Daí que a nossa tradução, feita de novo por Joana Frazão, tenha decidido acentuar a vitória contida no nome: O Campeão do Mundo Ocidental. Pois, afirma a tradutora,“Se o termo não deixa de remeter para a representação e a brincadeira (playboy também por oposição a potboy, ajudante de cozinha, função séria para a qual o protagonista é contratado), numa primeira leitura parece ser uma tradução literal do irlandês buachaill báire, “rapaz do jogo”, associado ao desporto do hurling. E a primeira vez que o epíteto completo The Playboy of the Western World é usado é quando a viúva Quin descobre que todos foram enganados por ele, por aquele que venceu todos os jogos e conta a sua história com tão belas palavras. Playboy é portanto ao mesmo tempo grandiloquente e humorístico, e a escolha de Campeão – necessariamente imperfeita – mantém a conotação desportiva de base, sem perder de vista a ambiguidade, acrescentando uma nota irónica à ideia de admiração.”

Em Portugal, com o título O Valentão do Mundo Ocidental e tradução (editada pelo Circulo de Cultura Teatral, 1957) de Egito Gonçalves estreou a 18 de Janeiro de 1957, numa produção do Teatro Experimental do Porto, com interpretação de Dalila Rocha, Vasco de Lima Couto, José Pina, Egito Gonçalves, Batista Fernandes, João Guedes, Cândida Maria, Fernanda Gonçalves, Inês Palma e Jaime Valverde, cenários de Augusto Gomes e encenação de António Pedro.

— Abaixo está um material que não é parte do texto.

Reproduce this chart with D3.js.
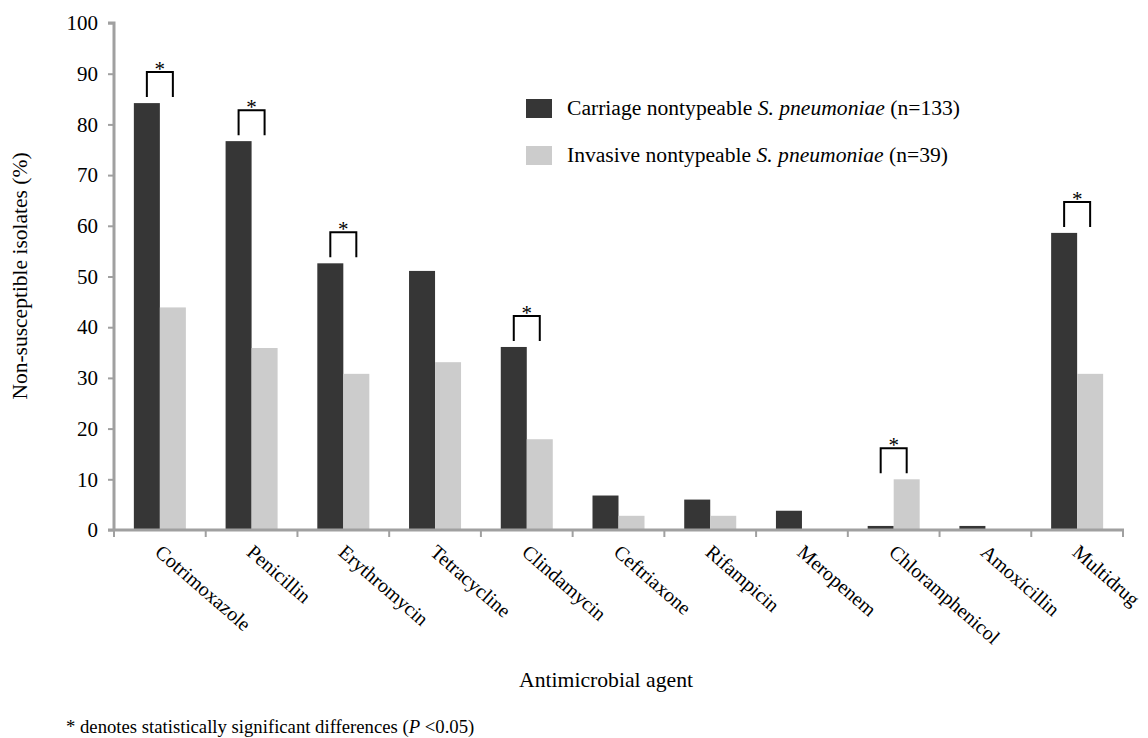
<!DOCTYPE html>
<html>
<head>
    <meta charset="utf-8">
    <title>non-susceptible isolates</title>
    <script type="text/javascript" src="https://cdn.jsdelivr.net/npm/d3@7"></script>
    <style>
      body { margin: 0; background: #fff; }
      svg text { font-family: "Liberation Serif", "Times New Roman", Times, "DejaVu Serif", serif !important; fill: #000; }
    </style>
</head>
<body>
<script type="text/javascript">

        var width = 1148
        var height = 738

        // data
        var agents = ["Cotrimoxazole", "Penicillin", "Erythromycin", "Tetracycline", "Clindamycin",
                      "Ceftriaxone", "Rifampicin", "Meropenem", "Chloramphenicol", "Amoxicillin", "Multidrug"]
        var carriage = [84.2, 76.7, 52.6, 51.1, 36.1, 6.8, 6.0, 3.8, 0.8, 0.8, 58.6]
        var invasive = [43.9, 35.9, 30.8, 33.1, 17.9, 2.8, 2.8, 0, 10.0, 0, 30.8]
        var significant = ["Cotrimoxazole", "Penicillin", "Erythromycin", "Clindamycin", "Chloramphenicol", "Multidrug"]
        var yTicks = [0, 10, 20, 30, 40, 50, 60, 70, 80, 90, 100]
        var seriesNames = ["carriage", "invasive"]
        var colors = ["#363636", "#cccccc"]

        var svg = d3.select("body").append("svg").attr("width", width).attr("height", height)

        var x0 = 114, x1 = 1123, y0 = 530, y1 = 23
        var axisColor = "#a0a0a0"

        var x = d3.scaleBand().domain(agents).range([x0, x1]).paddingInner(0.433).paddingOuter(0.2165)
        var xs = d3.scaleBand().domain(seriesNames).range([0, x.bandwidth()])
        var y = d3.scaleLinear().domain([0, 100]).range([y0, y1])

        var rows = agents.map(function(a, i) {
            return {agent: a, carriage: carriage[i], invasive: invasive[i]}
        })

        // bars
        var groups = svg.selectAll("g.grp").data(rows).enter().append("g")
            .attr("class", "grp")
            .attr("transform", function(d) { return "translate(" + x(d.agent) + ",0)" })

        groups.selectAll("rect").data(function(d) {
                return seriesNames.map(function(s, i) { return {s: s, v: d[s], c: colors[i]} })
            })
            .enter().append("rect")
            .attr("x", function(d) { return xs(d.s) })
            .attr("width", xs.bandwidth())
            .attr("y", function(d) { return y(d.v) })
            .attr("height", function(d) { return y(0) - y(d.v) })
            .attr("fill", function(d) { return d.c })

        // y axis
        var yAxis = d3.axisLeft(y).tickValues(yTicks).tickSize(6).tickPadding(10)
        var gy = svg.append("g").attr("transform", "translate(" + x0 + ",0)").call(yAxis)
        gy.attr("font-family", null).attr("font-size", null)
        gy.select(".domain").attr("stroke", axisColor).attr("stroke-width", 3).attr("d", "M-6," + y1 + "H0V" + y0)
        gy.selectAll(".tick line").attr("stroke", axisColor).attr("stroke-width", 2)
        gy.selectAll(".tick text").style("font-size", "21px").attr("fill", "#000")

        // x axis: ticks at category boundaries
        svg.append("line")
            .attr("x1", x0 - 6).attr("x2", x1 + 1)
            .attr("y1", y0).attr("y2", y0)
            .attr("stroke", axisColor).attr("stroke-width", 3)
        var bounds = d3.range(agents.length + 1).map(function(i) { return x0 + i * x.step() })
        svg.selectAll("line.xt").data(bounds).enter().append("line")
            .attr("class", "xt")
            .attr("x1", function(d) { return d }).attr("x2", function(d) { return d })
            .attr("y1", y0).attr("y2", y0 + 7)
            .attr("stroke", axisColor).attr("stroke-width", 2)

        // rotated category labels
        svg.selectAll("text.cat").data(agents).enter().append("text")
            .attr("class", "cat")
            .attr("transform", function(d) {
                return "translate(" + (x(d) + x.bandwidth() / 2 - 6) + "," + (y0 + 24) + ") rotate(41)"
            })
            .attr("text-anchor", "start")
            .style("font-size", "20px")
            .text(function(d) { return d })

        // significance brackets
        rows.forEach(function(d) {
            if (significant.indexOf(d.agent) < 0) return
            var xa = x(d.agent) + xs("carriage") + xs.bandwidth() / 2
            var xb = x(d.agent) + xs("invasive") + xs.bandwidth() / 2
            var bottom = y(Math.max(d.carriage, d.invasive)) - 6
            var top = bottom - 25
            svg.append("path")
                .attr("d", "M" + xa + "," + bottom + "V" + top + "H" + xb + "V" + bottom)
                .attr("fill", "none").attr("stroke", "#000").attr("stroke-width", 2)
            svg.append("text")
                .attr("x", (xa + xb) / 2).attr("y", top + 4)
                .attr("text-anchor", "middle")
                .style("font-size", "21px")
                .text("*")
        })

        // legend
        var legend = svg.append("g").attr("transform", "translate(526,99)")
        var labels = [["Carriage nontypeable ", "S. pneumoniae", " (n=133)"],
                      ["Invasive nontypeable ", "S. pneumoniae", " (n=39)"]]
        labels.forEach(function(l, i) {
            legend.append("rect").attr("x", 0).attr("y", i * 47)
                .attr("width", 26).attr("height", 19).attr("fill", colors[i])
            var t = legend.append("text").attr("x", 41).attr("y", i * 47 + 16).style("font-size", "21.6px")
            t.append("tspan").text(l[0])
            t.append("tspan").style("font-style", "italic").text(l[1])
            t.append("tspan").text(l[2])
        })

        // axis titles
        svg.append("text")
            .attr("transform", "translate(27," + 276 + ") rotate(-90)")
            .attr("text-anchor", "middle")
            .style("font-size", "21.5px")
            .text("Non-susceptible isolates (%)")

        svg.append("text")
            .attr("x", 606).attr("y", 687)
            .attr("text-anchor", "middle")
            .style("font-size", "21.7px")
            .text("Antimicrobial agent")

        var foot = svg.append("text").attr("x", 66).attr("y", 733).style("font-size", "18.7px")
        foot.append("tspan").text("* denotes statistically significant differences (")
        foot.append("tspan").style("font-style", "italic").text("P")
        foot.append("tspan").text(" <0.05)")

</script>
</body>
</html>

A peça veio a ser produzida em 1994, pelo Teatro da Malaposta com José Airosa e Ana Nave nos protagonistas, Rosário Gonzaga na Viúva, José Eduardo no Velho Mahon, Marcantonio del Carlo em Shawn, Jorge Silva em Cullen, Mário Jacques em Jimmy Farrell e Luís Alberto em Michael Flaherty, cenário de Manuel Amado e encenação de Rui Mendes. Em 2007, o Cendrev veio a fazer nova produção que estreou no Garcia de Resende, em Évora, dirigida por José Russo com Nelson Boggio em Christy.